The Albums 1991-1997
Stiff Little Fingers
Cherry Red Records
When a band releases their first record, they can only hope that they stick around long enough to build up a catalog of cherished releases. When Stiff Little Fingers released the brain-pummeling “Suspect Device” single 40 years ago, I’m sure that the Irish quartet would’ve been happy just to be able to release at least one full-length album to their name before the Punk movement ran its course.
Now, four decades on, Stiff Little Fingers are still touring and releasing music to an adoring public without ever bothering the U.S. charts. In Ireland and the UK, they are considered nothing short of heroes and their music still inspires modern Punk bands today. Their fanbase lovingly embraces their output between their 1979 debut and their 1982 breakup but the band’s post-reformation releases often get overlooked. Thankfully, Cherry Red Records is trying to rectify that situation with the release of the four CD box set THE ALBUMS 1991-1997.
SLF’s first two albums were heavy on Punk attitude but by the time they released their ‘swan song’ – 1982’s NOW THEN – their aural approach had mellowed quite a bit. Some called it selling out. but it was really all about maturing as musicians and songwriters. It is normal to want to hang on to many aspects of your youth but angst and anger aren’t on the top of anyone’s list. As musicians let go of the forces that initially pushed them forward, they find new motivations to inspire them. As for Stiff Little Fingers, they stopped making music when they felt that they had nothing more to say. The members went on to pursue other projects but five years later, they came back to battle more demons.

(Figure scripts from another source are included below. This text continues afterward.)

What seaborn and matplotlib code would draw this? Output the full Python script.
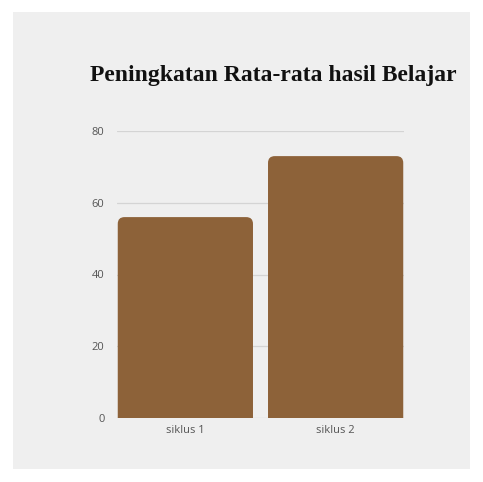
import matplotlib
matplotlib.use("Agg")
import matplotlib.pyplot as plt
import seaborn as sns
import pandas as pd
from matplotlib.patches import FancyBboxPatch, Rectangle

categories = ["siklus 1", "siklus 2"]
values = [56, 73]
yticks = [0, 20, 40, 60, 80]
title = "Peningkatan Rata-rata hasil Belajar"

bar_color = "#8D6239"
bg = "#EFEFEF"

sns.set_theme(style="white")
plt.rcParams['font.family'] = ['Open Sans', 'DejaVu Sans']

fig = plt.figure(figsize=(4.83, 4.82), dpi=100)
fig.patch.set_facecolor("white")
fig.patches.append(Rectangle((13/483, 1-469/482), 457/483, 457/482,
                             transform=fig.transFigure, facecolor=bg,
                             edgecolor="none", zorder=-5))

ax = fig.add_axes([117/483, 1-418/482, 287/483, 287/482])
ax.set_facecolor("none")
ax.set_zorder(2)
df = pd.DataFrame({"cat": categories, "val": values})
sns.barplot(data=df, x="cat", y="val", color=bar_color, width=0.9,
            saturation=1, ax=ax, zorder=3)

ax.set_xlim(-0.455, 1.455)
ax.set_ylim(0, 80)
ax.set_yticks(yticks)
ax.set_yticklabels([str(v) for v in yticks])

# replace bars with rounded versions
px_x = 287 / (1.455 + 0.455)
px_y = 287 / 80
aspect = px_x / px_y
r = 0.045
for p in list(ax.patches):
    x0, w, h = p.get_x(), p.get_width(), p.get_height()
    fb = FancyBboxPatch((x0, -3), w, h + 3,
                        boxstyle=f"round,pad=0,rounding_size={r}",
                        mutation_aspect=aspect,
                        facecolor=bar_color, edgecolor="none", zorder=3,
                        clip_on=True)
    p.remove()
    ax.add_patch(fb)
    fb.set_clip_path(ax.patch)

ax.grid(axis="y", color="#D4D4D4", linewidth=0.9, zorder=0)
ax.set_axisbelow(True)
for s in ax.spines.values():
    s.set_visible(False)
ax.tick_params(axis="both", length=0, labelsize=8, labelcolor="#555555")
ax.tick_params(axis="y", pad=9)
ax.tick_params(axis="x", pad=5)
ax.set_xlabel("")
ax.set_ylabel("")

fig.text(90/483, 1-75/482, title, fontsize=17, fontweight="bold",
         color="#111111", ha="left", va="center",
         family=['Liberation Serif', 'DejaVu Serif'], zorder=5)

fig.savefig("out.png", dpi=100, facecolor="white")
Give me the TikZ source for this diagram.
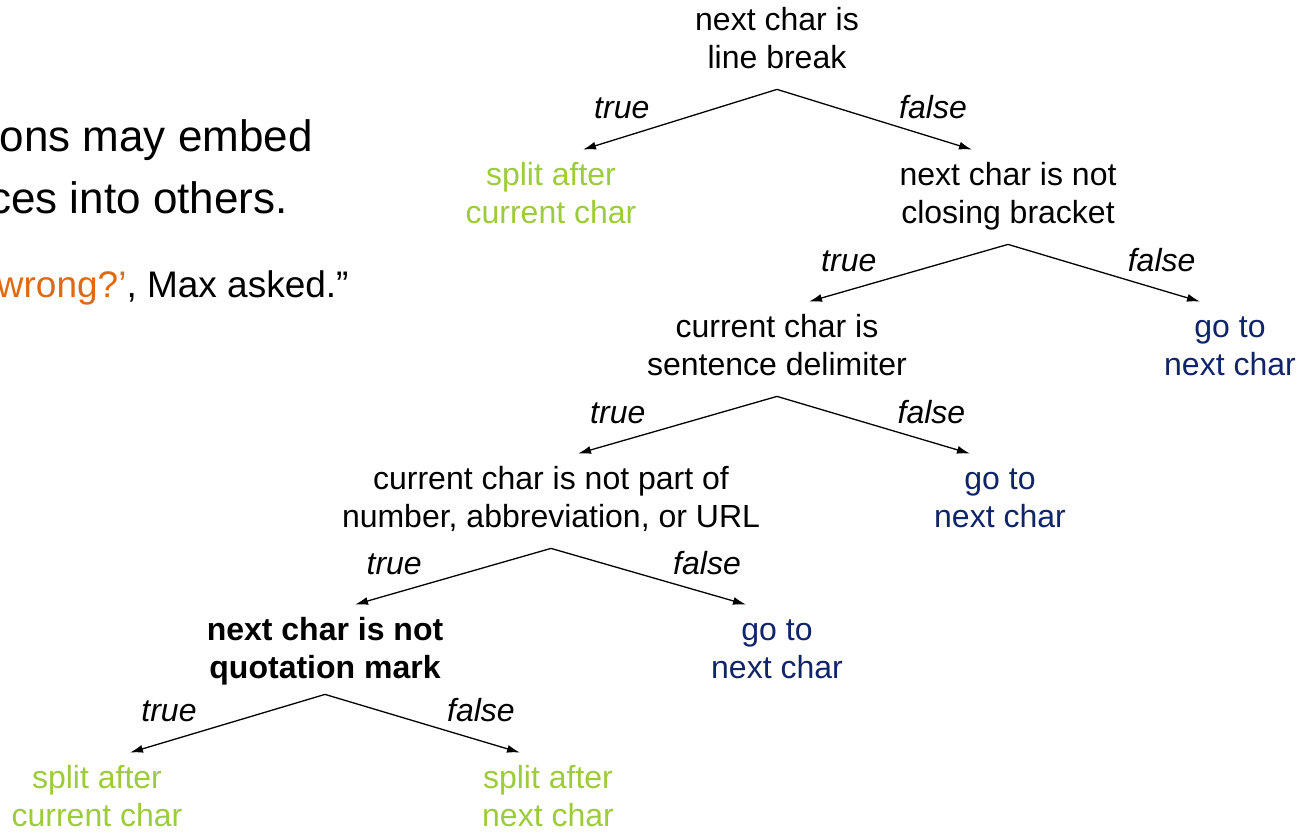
\documentclass[tikz,border=0pt]{standalone}
\usepackage{fontspec}
\setmainfont{Liberation Sans}
\usetikzlibrary{arrows.meta}
\definecolor{G1}{RGB}{156,203,59}
\definecolor{B1}{RGB}{16,36,104}
\definecolor{O1}{RGB}{224,106,18}
\newcommand{\twoln}[2]{\strut#1\\#2\strut}

\begin{document}
\begin{tikzpicture}[x=0.5pt, y=-0.5pt,
    txt/.style={align=center, font=\fontsize{16}{19}\selectfont, inner xsep=2pt, inner ysep=4.5pt},
    lbl/.style={font=\fontsize{16}{19}\selectfont\itshape, anchor=base, yshift=9.5pt, inner sep=0pt},
    arr/.style={-{Latex[length=6.5pt,width=4pt]}, line width=0.65pt}]
      \useasboundingbox (0,0) rectangle (1313,833);
      % text on the left, cut off by the page edge
      \node[anchor=base east, inner sep=0pt, font=\fontsize{22}{31}\selectfont] (txta) at (313,152) {ons may embed};
      \node[anchor=base east, inner sep=0pt, font=\fontsize{22}{31}\selectfont] (txtb) at (288,214) {ces into others.};
      \node[anchor=base east, inner sep=0pt, font=\fontsize{18.5}{22}\selectfont] (txtc) at (349,298) {\textcolor{O1}{wrong?’}, Max asked.”};
      % tree
      \node[txt] (root) at (777,42) {\twoln{next char is}{line break}};
      \node[txt, G1] (brk) at (551,197) {\twoln{split after}{current char}};
      \node[txt] (close) at (1008,197) {\twoln{next char is not}{closing bracket}};
      \node[txt, B1] (goa) at (1230,349) {\twoln{go to}{next char}};
      \node[txt] (delim) at (777,349) {\twoln{current char is}{sentence delimiter}};
      \node[txt, B1] (gob) at (1000,501) {\twoln{go to}{next char}};
      \node[txt] (part) at (551,501) {\twoln{current char is not part of}{number, abbreviation, or URL}};
      \node[txt, B1] (goc) at (777,652) {\twoln{go to}{next char}};
      \node[txt, font=\fontsize{16}{19}\selectfont\bfseries] (quote) at (325,652) {\twoln{next char is not}{quotation mark}};
      \node[txt, G1] (splita) at (97,800) {\twoln{split after}{current char}};
      \node[txt, G1] (splitb) at (548,800) {\twoln{split after}{next char}};
      % edges
      \draw[arr] (root.south) -- ([xshift=16pt]brk.north) node[lbl, pos=0.8]{true};
      \draw[arr] (root.south) -- ([xshift=-18pt]close.north) node[lbl, pos=0.8]{false};
      \draw[arr] (close.south) -- ([xshift=16pt]delim.north) node[lbl, pos=0.8]{true};
      \draw[arr] (close.south) -- ([xshift=-15pt]goa.north) node[lbl, pos=0.8]{false};
      \draw[arr] (delim.south) -- ([xshift=13.5pt]part.north) node[lbl, pos=0.8]{true};
      \draw[arr] (delim.south) -- ([xshift=-15pt]gob.north) node[lbl, pos=0.8]{false};
      \draw[arr] (part.south) -- ([xshift=15pt]quote.north) node[lbl, pos=0.8]{true};
      \draw[arr] (part.south) -- ([xshift=-15.5pt]goc.north) node[lbl, pos=0.8]{false};
      \draw[arr] ([yshift=2.5pt]quote.south) -- ([xshift=16.5pt]splita.north) node[lbl, pos=0.8]{true};
      \draw[arr] ([yshift=2.5pt]quote.south) -- ([xshift=-14pt]splitb.north) node[lbl, pos=0.8]{false};
\end{tikzpicture}
\end{document}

This box set picks up with the 1991 release FLAGS & EMBLEMS, their first official studio album since their reformation. Three-fourths of the 1982 line-up – Jake Burns (vocals/guitar), Henry Cluney (guitar/vocals) and Dolphin Taylor (drums) – returned alongside ‘new’ SLF bassist Bruce Foxton, best known for his work with The Jam. Rather than pick up where NOW THEN left off nine years earlier, the band had refined their sound and came out swinging. Still Punk as fuck, the band chose to move with the times and sound contemporary while also trading on their musical legacy. This was not an album that could have been recorded in 1979 but it sure sounded like the same passionate band, albeit with a new outlook. With a slightly metallic guitar sound, the album didn’t shy away from their roots, adding a smidgen of Irish Folk to their melodic Punk edge. The album features appearances from Dr. Feelgood’s Lee Brilleaux and guitar legend Rory Gallagher. The CD includes three bonus tracks.
Disc Two features the live album PURE FINGERS, originally recorded in 1993 but not released until ’95. The line-up on this album is the same as on FLAGS & EMBLEMS and boy, are they on fire! Mixing old SLF classics and songs from their then-latest release, they even manage to include a few new songs that wouldn’t appear on a studio album until the following year. Jam fans should take note that they perform Foxton’s “Smithers-Jones” with Jake handling Paul Weller’s harmonies and vocals on the end bit. For a live album, it is pretty powerful and proves that they had lost none of the spark that fueled their original albums. The CD adds one bonus track.
Disc Three contains SLF’s 1994 studio album GET A LIFE. Recorded as a trio following the departure of original guitarist Henry Cluney, the album sounds even more powerful than FLAGS & EMBLEMS. Moving forward again, the band sounds rejuvenated and focused with their Punk spirit completely intact. Then again, SLF were redefining their sound and the songs were just as powerful emotionally as they were sonically. With Jake’s distinct vocals and Foxton’s easily identifiable backing vocals, this was an album that stepped up their game. ‘I Want You” is a jazzy acoustic ‘ballad’ while “Forensic Evidence” sounds like it could be a track written during the band’s first run. There is still a hint of metal in their riffs but it all fits together so well. Just like the early days, SLF were on a roll! The CD includes acoustic versions of three older SLF nuggets.
The fourth and final CD is their 1997 album TINDERBOX. By this time, Dolphin Taylor had given up the drum seat to Steve Grantley and the band continued as a trio. Picking up where GET A LIFE left off, TINDERBOX ups the ante a bit with even stronger songwriting than on the previous two studio releases. Easing the Punk tension just a slight bit, the album is truly song-focused, bringing different instrumentation into the mix and allowing the songs to breathe more freely. “Dead Of Night” has one of those hooky choruses that won’t leave your head for weeks. Foxton finally gets a showcase with “Dust In My Eye.” The biggest surprise on the album is their Finger-ized version of Grandmaster Flash & The Furious Five’s “The Message.” Normally, something like this sounds ‘better on paper’ but not in this case – SLF successfully reinvents the song without losing any of the power of the original. TINDERBOX is yet another gem of an album.
Fans of the band’s original releases should really seek this set out and give these albums a proper listen. As for the rest of us who have stuck with the band since the beginning, it is still an essential purchase as it allows us to revisit this overlooked period in the band’s career.